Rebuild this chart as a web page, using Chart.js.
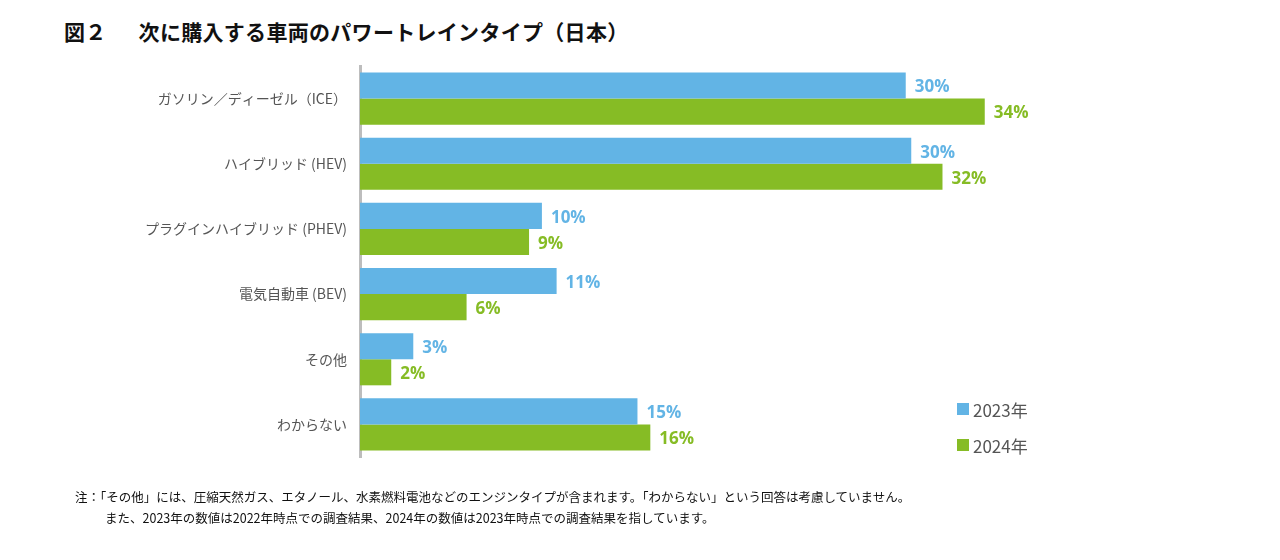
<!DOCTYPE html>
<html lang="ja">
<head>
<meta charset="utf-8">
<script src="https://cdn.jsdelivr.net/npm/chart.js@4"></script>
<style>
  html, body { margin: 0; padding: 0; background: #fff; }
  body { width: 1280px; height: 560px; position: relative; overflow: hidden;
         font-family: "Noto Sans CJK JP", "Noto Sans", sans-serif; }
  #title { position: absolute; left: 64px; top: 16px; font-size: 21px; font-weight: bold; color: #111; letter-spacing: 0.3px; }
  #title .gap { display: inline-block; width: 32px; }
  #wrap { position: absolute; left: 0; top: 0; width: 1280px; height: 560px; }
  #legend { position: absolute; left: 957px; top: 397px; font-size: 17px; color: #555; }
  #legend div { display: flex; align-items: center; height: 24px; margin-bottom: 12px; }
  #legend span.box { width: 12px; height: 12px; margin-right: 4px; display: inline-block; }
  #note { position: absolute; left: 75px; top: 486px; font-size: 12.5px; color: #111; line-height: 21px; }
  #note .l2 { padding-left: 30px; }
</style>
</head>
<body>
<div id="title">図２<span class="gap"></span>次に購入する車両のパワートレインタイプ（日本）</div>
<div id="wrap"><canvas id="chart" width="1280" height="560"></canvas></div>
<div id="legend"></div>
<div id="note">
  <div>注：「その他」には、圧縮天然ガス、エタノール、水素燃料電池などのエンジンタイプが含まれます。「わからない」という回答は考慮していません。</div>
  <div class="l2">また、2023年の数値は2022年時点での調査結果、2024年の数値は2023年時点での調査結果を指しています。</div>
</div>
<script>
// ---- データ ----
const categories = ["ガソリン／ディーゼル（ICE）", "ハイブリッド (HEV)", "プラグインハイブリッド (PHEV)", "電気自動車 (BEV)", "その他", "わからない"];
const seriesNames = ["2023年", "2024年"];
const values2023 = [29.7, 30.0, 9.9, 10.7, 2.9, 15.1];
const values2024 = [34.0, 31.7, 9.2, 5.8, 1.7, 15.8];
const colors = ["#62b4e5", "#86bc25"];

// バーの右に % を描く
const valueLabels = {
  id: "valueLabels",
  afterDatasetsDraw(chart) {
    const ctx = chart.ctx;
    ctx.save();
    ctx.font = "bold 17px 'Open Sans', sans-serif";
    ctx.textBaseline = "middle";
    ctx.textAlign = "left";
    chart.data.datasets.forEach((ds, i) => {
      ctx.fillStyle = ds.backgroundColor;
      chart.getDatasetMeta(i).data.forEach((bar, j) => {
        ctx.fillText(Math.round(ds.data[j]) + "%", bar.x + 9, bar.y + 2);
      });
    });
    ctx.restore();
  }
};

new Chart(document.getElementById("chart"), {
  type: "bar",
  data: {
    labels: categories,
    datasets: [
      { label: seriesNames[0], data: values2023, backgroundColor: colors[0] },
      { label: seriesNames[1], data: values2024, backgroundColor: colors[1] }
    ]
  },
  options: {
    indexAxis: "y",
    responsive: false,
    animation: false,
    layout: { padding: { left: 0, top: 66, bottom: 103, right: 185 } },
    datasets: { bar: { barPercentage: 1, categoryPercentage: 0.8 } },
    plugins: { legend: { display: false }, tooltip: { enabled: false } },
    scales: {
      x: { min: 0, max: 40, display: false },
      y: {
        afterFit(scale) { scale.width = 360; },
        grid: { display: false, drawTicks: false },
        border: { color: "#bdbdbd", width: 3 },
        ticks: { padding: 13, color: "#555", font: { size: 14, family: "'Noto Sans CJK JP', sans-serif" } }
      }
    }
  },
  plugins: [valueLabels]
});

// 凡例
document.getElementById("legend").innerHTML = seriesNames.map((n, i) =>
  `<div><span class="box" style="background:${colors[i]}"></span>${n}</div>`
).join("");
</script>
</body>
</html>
***
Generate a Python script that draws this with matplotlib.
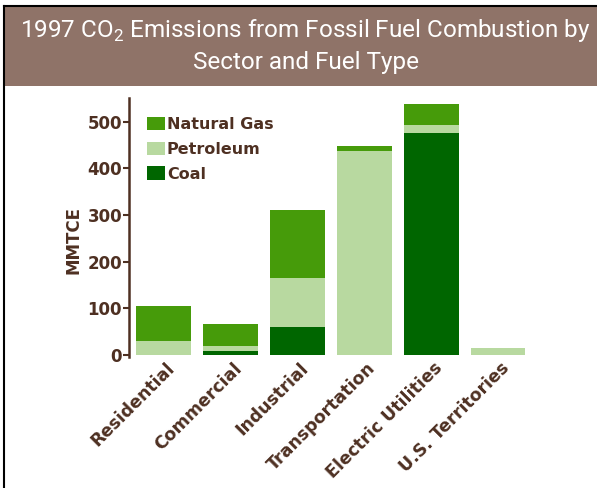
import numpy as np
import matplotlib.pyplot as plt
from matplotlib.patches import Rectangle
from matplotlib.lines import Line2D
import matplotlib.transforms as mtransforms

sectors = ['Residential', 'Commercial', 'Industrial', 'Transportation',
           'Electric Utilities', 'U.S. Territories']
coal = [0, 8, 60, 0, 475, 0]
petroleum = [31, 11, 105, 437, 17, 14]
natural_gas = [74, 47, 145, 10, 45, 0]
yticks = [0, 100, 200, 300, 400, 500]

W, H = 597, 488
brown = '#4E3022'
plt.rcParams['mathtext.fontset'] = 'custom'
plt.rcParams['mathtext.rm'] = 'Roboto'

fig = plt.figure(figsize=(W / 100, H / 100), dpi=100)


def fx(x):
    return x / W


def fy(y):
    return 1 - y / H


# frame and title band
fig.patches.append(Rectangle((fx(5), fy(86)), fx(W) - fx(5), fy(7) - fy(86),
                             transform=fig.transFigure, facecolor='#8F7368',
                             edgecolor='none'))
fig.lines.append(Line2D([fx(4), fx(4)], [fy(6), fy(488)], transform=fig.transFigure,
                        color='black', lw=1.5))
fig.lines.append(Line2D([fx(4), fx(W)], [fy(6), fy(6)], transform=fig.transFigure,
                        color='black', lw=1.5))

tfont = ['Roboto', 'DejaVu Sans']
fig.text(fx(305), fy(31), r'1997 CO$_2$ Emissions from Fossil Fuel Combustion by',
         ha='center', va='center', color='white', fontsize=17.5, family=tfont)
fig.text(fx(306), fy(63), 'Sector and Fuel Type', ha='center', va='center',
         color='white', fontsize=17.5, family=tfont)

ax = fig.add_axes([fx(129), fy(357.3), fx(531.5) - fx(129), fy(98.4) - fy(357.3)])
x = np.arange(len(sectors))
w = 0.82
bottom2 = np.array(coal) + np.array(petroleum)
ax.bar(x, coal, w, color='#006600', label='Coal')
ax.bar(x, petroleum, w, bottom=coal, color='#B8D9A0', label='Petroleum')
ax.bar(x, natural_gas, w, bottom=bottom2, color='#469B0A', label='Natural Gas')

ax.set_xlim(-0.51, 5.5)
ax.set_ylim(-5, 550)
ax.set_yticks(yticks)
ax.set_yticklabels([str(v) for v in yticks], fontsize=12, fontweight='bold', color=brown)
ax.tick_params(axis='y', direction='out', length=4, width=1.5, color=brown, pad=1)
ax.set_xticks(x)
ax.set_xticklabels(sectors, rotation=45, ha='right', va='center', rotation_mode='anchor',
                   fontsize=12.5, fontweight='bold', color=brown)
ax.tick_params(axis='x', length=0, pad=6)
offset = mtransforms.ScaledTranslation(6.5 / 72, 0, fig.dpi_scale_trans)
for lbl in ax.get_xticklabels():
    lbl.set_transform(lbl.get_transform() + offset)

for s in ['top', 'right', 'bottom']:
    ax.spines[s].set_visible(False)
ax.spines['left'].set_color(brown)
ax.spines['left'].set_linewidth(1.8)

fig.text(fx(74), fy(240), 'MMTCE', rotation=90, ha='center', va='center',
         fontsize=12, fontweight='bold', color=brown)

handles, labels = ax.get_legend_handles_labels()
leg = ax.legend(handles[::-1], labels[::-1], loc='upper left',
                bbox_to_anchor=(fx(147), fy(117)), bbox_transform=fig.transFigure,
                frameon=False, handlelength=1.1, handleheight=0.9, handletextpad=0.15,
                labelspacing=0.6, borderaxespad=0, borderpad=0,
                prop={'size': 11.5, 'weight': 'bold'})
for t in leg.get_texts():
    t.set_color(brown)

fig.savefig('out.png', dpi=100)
***
## [Written instruction]
Print the line above containing "Generate a Python", the line containing "color='#469B0A', label='Natural Gas')", and everything between them, exactly as written. Pictures stay out.

## [Right answer]
Generate a Python script that draws this with matplotlib.
import numpy as np
import matplotlib.pyplot as plt
from matplotlib.patches import Rectangle
from matplotlib.lines import Line2D
import matplotlib.transforms as mtransforms

sectors = ['Residential', 'Commercial', 'Industrial', 'Transportation',
           'Electric Utilities', 'U.S. Territories']
coal = [0, 8, 60, 0, 475, 0]
petroleum = [31, 11, 105, 437, 17, 14]
natural_gas = [74, 47, 145, 10, 45, 0]
yticks = [0, 100, 200, 300, 400, 500]

W, H = 597, 488
brown = '#4E3022'
plt.rcParams['mathtext.fontset'] = 'custom'
plt.rcParams['mathtext.rm'] = 'Roboto'

fig = plt.figure(figsize=(W / 100, H / 100), dpi=100)


def fx(x):
    return x / W


def fy(y):
    return 1 - y / H


# frame and title band
fig.patches.append(Rectangle((fx(5), fy(86)), fx(W) - fx(5), fy(7) - fy(86),
                             transform=fig.transFigure, facecolor='#8F7368',
                             edgecolor='none'))
fig.lines.append(Line2D([fx(4), fx(4)], [fy(6), fy(488)], transform=fig.transFigure,
                        color='black', lw=1.5))
fig.lines.append(Line2D([fx(4), fx(W)], [fy(6), fy(6)], transform=fig.transFigure,
                        color='black', lw=1.5))

tfont = ['Roboto', 'DejaVu Sans']
fig.text(fx(305), fy(31), r'1997 CO$_2$ Emissions from Fossil Fuel Combustion by',
         ha='center', va='center', color='white', fontsize=17.5, family=tfont)
fig.text(fx(306), fy(63), 'Sector and Fuel Type', ha='center', va='center',
         color='white', fontsize=17.5, family=tfont)

ax = fig.add_axes([fx(129), fy(357.3), fx(531.5) - fx(129), fy(98.4) - fy(357.3)])
x = np.arange(len(sectors))
w = 0.82
bottom2 = np.array(coal) + np.array(petroleum)
ax.bar(x, coal, w, color='#006600', label='Coal')
ax.bar(x, petroleum, w, bottom=coal, color='#B8D9A0', label='Petroleum')
ax.bar(x, natural_gas, w, bottom=bottom2, color='#469B0A', label='Natural Gas')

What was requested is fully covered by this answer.